Cuarto sucio, ubicación peligrosa
Ni un estilo esencializado ni una concentración estilística, los aforismos que Kafka legó al mundo constituyen, como bien señala el prólogo de esta edición a cargo de Yaki Setton, un acercamiento a la poesía. Porque en las ciento nueve piezas que componen su bloque visual-sonoro late algo más que un diagrama de lo kafkiano: se abre otra rendija en la reja de la existencia. Disímiles a la obra narrativa y a los diarios —en tanto y en cuanto lo que el lector encuentra en ellos no resulta representativo de nada en particular ni implica la condensación de ninguna instancia previa o volumen de otro nivel de desarrollo—, estos fragmentos se bastan a sí mismos, y en todo caso, cuando se los relaciona con el resto de la obra, admiten ser considerados como una línea de fuga filosófica-religiosa o, con mayor certeza tal vez, una luz bajo la cual todo el corpus puede ser retomado.
La tentación de estudiarlos como fuente o como esbozo de ideas a desplegar en textos narrativos es grande. También la de quedarse con la sensación de que su brevedad refleja el residuo del fuego de lo fantástico, transformado en amarga ceniza sabia, embebida por la cábala, el misticismo y la continua corriente de pensamiento que absorbe y reabsorbe la tradición judía. Sin embargo, basta leer el primer aforismo para entender que el libro no requiere de ningún trasfondo ni de ningún punto de llegada, propio o ajeno. “El verdadero camino va por una cuerda que no está tendida en la altura, sino apenas por encima del suelo. Parece más destinada a hacer tropezar que a ser recorrida”, escribe Kafka y se desentiende de las referencias para ingresar en un escenario desnudo en el que sólo emerge lo enunciado. Lo dicho, mientras es dicho, traza sus personajes, sus dimensiones, sus postulados de manera tal que quien se prende de las relaciones entre ellos los contempla interactuar en el vacío. La cuerda es nada más que una cuerda; el suelo, nada más que el suelo; el tropiezo, el de un cuerpo (tal vez el nuestro mientras leemos) y su potencial caída.

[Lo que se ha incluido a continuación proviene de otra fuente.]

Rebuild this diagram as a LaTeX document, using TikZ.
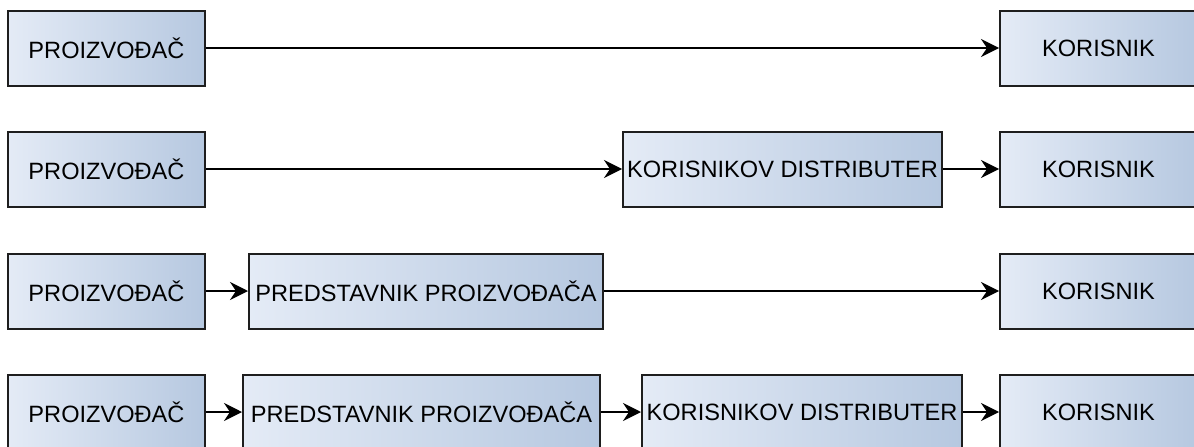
\documentclass[tikz,border=0pt]{standalone}
\usepackage{fontspec}
\setmainfont{Liberation Sans}
\usepackage{tikz}
\usetikzlibrary{arrows.meta, positioning}
\definecolor{boxleft}{HTML}{E4EBF6}
\definecolor{boxright}{HTML}{B6C8E0}
\definecolor{boxline}{HTML}{1E1E1E}
\tikzstyle{block} = [rectangle, minimum height=75pt, inner sep=2pt, text centered, draw=boxline, line width=2pt, left color=boxleft, right color=boxright, anchor=west, font=\fontsize{23.6}{28}\selectfont]
\tikzstyle{arrow} = [line width=1.5pt, -{Stealth[length=18pt, width=18pt, inset=6pt]}]

\begin{document}
\begin{tikzpicture}[x=1pt, y=-1pt]
  \useasboundingbox (0,0) rectangle (1194,447);
  \clip (0,0) rectangle (1194,447);

  % direct
  \node (proiz1) [block, minimum width=197pt] at (7,48) {PROIZVOĐAČ};
  \node (kor1) [block, minimum width=197pt] at (999,48) {KORISNIK};

  % over distributer
  \node (proiz2) [block, minimum width=197pt] at (7,169) {PROIZVOĐAČ};
  \node (dist2) [block, minimum width=319pt] at (622,169) {KORISNIKOV DISTRIBUTER};
  \node (kor2) [block, minimum width=197pt] at (999,169) {KORISNIK};

  % over predstavnik
  \node (proiz3) [block, minimum width=197pt] at (7,291) {PROIZVOĐAČ};
  \node (pred3) [block, minimum width=354pt] at (248,291) {PREDSTAVNIK PROIZVOĐAČA};
  \node (kor3) [block, minimum width=197pt] at (999,291) {KORISNIK};

  % both
  \node (proiz4) [block, minimum width=197pt] at (7,412) {PROIZVOĐAČ};
  \node (pred4) [block, minimum width=357pt] at (242,412) {PREDSTAVNIK PROIZVOĐAČA};
  \node (dist4) [block, minimum width=320pt] at (641,412) {KORISNIKOV DISTRIBUTER};
  \node (kor4) [block, minimum width=197pt] at (999,412) {KORISNIK};

  \draw[arrow] (proiz1) -- (kor1);
  \draw[arrow] (proiz2) -- (dist2);
  \draw[arrow] (dist2) -- (kor2);
  \draw[arrow] (proiz3) -- (pred3);
  \draw[arrow] (pred3) -- (kor3);
  \draw[arrow] (proiz4) -- (pred4);
  \draw[arrow] (pred4) -- (dist4);
  \draw[arrow] (dist4) -- (kor4);
\end{tikzpicture}
\end{document}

Kafka se aproxima a la poesía al desprenderse de los efectos de la peripecia. Si hay acción en los aforismos, esta se da para alcanzar una imagen mayor y olvida cualquier tendencia a obtener sentido por la vía del encadenamiento de los hechos. El lenguaje pasa a ocupar entonces el papel primordial (acaso el único), irguiéndose como un fruto verbal compuesto de figuras en perpetuo devenir. Así se lanzan frases como “el instante crucial del desarrollo humano es perpetuo”, o “la expulsión del paraíso es, en su mayor medida, eterna”, o “si se quiere ir la Tierra, lo frena el collar del cielo, si quiere ir al cielo, el de la Tierra”, o “lo que llamamos mal es sólo una necesidad de un instante de nuestro desarrollo eterno”. Si el poema es el estado de incandescencia autónoma del lenguaje, estas piezas de relojería —cuyo ensamble responde a una fría maquinaria expresiva— alcanzan una y otra vez esa estasis luminosa y cegadora, algo que captan en su modo compositivo las tintas de Eduardo Stupía que se incluyen en la edición: un cruce de figuración/desfiguración permanente, que funde el alfabeto hebreo, los famosos dibujos y caligrafía kafkianos, y el desorden intelectivo que provoca la dinámica de lo divino y lo humano concebida en los aforismos.
La ventaja que nos regala una traducción rioplatense es la de apropiarnos, en nuestro aquí y ahora más íntimos, de la visión devota y a la par cáustica de una de las grandes sensibilidades del siglo XX. “No es necesario que salgas de tu casa. Quedate sentado a la mesa y escuchá con atención. Ni siquiera escuches. Sólo esperá. Ni siquiera esperes, quedate en total silencio y soledad. El mundo se te va a ofrecer para que lo develes, no puede evitarlo, en éxtasis se va a retorcer frente a vos”, señala el último aforismo. Mientras lo oímos, nuestra mesa ocupa el lugar de aquella que hubiera en Praga (cuando sonaba ante nosotros el quédate o el se te ofrecerá o se retorcerá de las viejas ediciones) y con ella el mundo evocado se encarna en las paredes que nos rodean, borrando por completo las distancias, las remisiones, el lastre de las circunstancias y cualquier marco atado a otro siglo, a otro continente. Se hace presente entonces la llama vítrea que nos cura de la representación.
Franz Kafka, Las segundas intenciones, traducción de Martina Fernández Polcuch, prólogo de Yaki Setton, tintas de Eduardo Stupía, Bajo la Luna, 2024, 144 págs.